* EXTRACTED DATA:
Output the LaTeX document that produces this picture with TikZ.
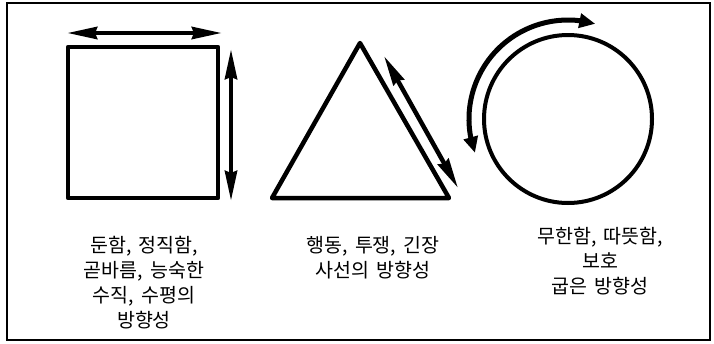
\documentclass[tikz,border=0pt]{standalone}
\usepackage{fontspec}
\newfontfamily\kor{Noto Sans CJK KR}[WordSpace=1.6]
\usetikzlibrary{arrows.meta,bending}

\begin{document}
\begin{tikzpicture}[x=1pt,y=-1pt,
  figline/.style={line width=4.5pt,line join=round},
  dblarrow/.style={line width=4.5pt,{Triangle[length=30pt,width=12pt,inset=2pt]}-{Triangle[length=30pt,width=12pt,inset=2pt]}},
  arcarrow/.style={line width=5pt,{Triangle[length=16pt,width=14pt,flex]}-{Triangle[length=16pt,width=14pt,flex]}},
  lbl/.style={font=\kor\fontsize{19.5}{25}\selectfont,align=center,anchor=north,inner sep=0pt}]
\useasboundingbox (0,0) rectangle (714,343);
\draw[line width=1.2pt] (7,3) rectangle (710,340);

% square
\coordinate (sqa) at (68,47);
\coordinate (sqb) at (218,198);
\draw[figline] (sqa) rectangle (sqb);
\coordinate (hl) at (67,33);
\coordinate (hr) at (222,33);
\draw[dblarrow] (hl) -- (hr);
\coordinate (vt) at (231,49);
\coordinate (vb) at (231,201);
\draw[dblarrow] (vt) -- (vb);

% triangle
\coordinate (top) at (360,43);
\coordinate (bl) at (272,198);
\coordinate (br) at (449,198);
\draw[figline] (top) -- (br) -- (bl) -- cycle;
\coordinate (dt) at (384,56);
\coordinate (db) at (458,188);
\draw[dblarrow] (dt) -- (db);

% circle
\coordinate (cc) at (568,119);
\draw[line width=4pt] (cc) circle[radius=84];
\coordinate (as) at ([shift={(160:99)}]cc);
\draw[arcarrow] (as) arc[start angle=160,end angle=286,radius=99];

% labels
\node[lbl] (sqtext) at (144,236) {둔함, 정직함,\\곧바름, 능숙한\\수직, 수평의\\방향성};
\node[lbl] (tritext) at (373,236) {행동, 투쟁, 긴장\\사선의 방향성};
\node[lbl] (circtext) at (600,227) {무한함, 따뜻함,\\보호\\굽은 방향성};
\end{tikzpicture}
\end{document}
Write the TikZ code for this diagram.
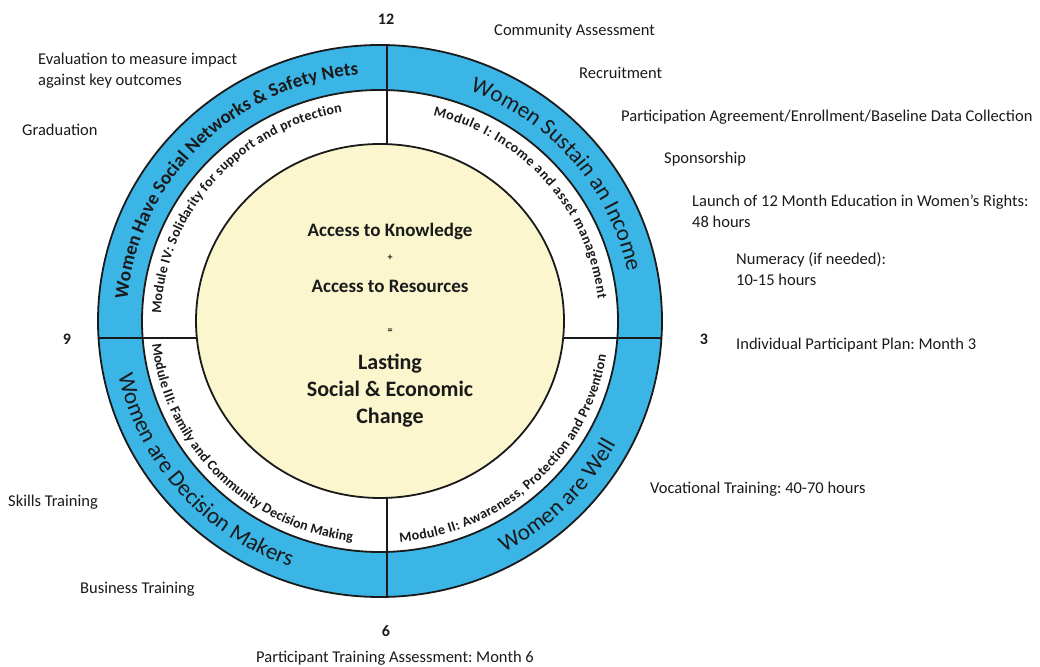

* STATED EXERCISE: Print each entry shown above with exact wording and no pictures.

* TASK RESPONSE:
Output the LaTeX document that produces this picture with TikZ.
\documentclass[tikz,border=0pt]{standalone}
\usepackage{fontspec}
\newfontfamily\kor{Noto Sans CJK KR}[WordSpace=1.6]
\usetikzlibrary{arrows.meta,bending}

\begin{document}
\begin{tikzpicture}[x=1pt,y=-1pt,
  figline/.style={line width=4.5pt,line join=round},
  dblarrow/.style={line width=4.5pt,{Triangle[length=30pt,width=12pt,inset=2pt]}-{Triangle[length=30pt,width=12pt,inset=2pt]}},
  arcarrow/.style={line width=5pt,{Triangle[length=16pt,width=14pt,flex]}-{Triangle[length=16pt,width=14pt,flex]}},
  lbl/.style={font=\kor\fontsize{19.5}{25}\selectfont,align=center,anchor=north,inner sep=0pt}]
\useasboundingbox (0,0) rectangle (714,343);
\draw[line width=1.2pt] (7,3) rectangle (710,340);

% square
\coordinate (sqa) at (68,47);
\coordinate (sqb) at (218,198);
\draw[figline] (sqa) rectangle (sqb);
\coordinate (hl) at (67,33);
\coordinate (hr) at (222,33);
\draw[dblarrow] (hl) -- (hr);
\coordinate (vt) at (231,49);
\coordinate (vb) at (231,201);
\draw[dblarrow] (vt) -- (vb);

% triangle
\coordinate (top) at (360,43);
\coordinate (bl) at (272,198);
\coordinate (br) at (449,198);
\draw[figline] (top) -- (br) -- (bl) -- cycle;
\coordinate (dt) at (384,56);
\coordinate (db) at (458,188);
\draw[dblarrow] (dt) -- (db);

% circle
\coordinate (cc) at (568,119);
\draw[line width=4pt] (cc) circle[radius=84];
\coordinate (as) at ([shift={(160:99)}]cc);
\draw[arcarrow] (as) arc[start angle=160,end angle=286,radius=99];

% labels
\node[lbl] (sqtext) at (144,236) {둔함, 정직함,\\곧바름, 능숙한\\수직, 수평의\\방향성};
\node[lbl] (tritext) at (373,236) {행동, 투쟁, 긴장\\사선의 방향성};
\node[lbl] (circtext) at (600,227) {무한함, 따뜻함,\\보호\\굽은 방향성};
\end{tikzpicture}
\end{document}
Write the TikZ code for this diagram.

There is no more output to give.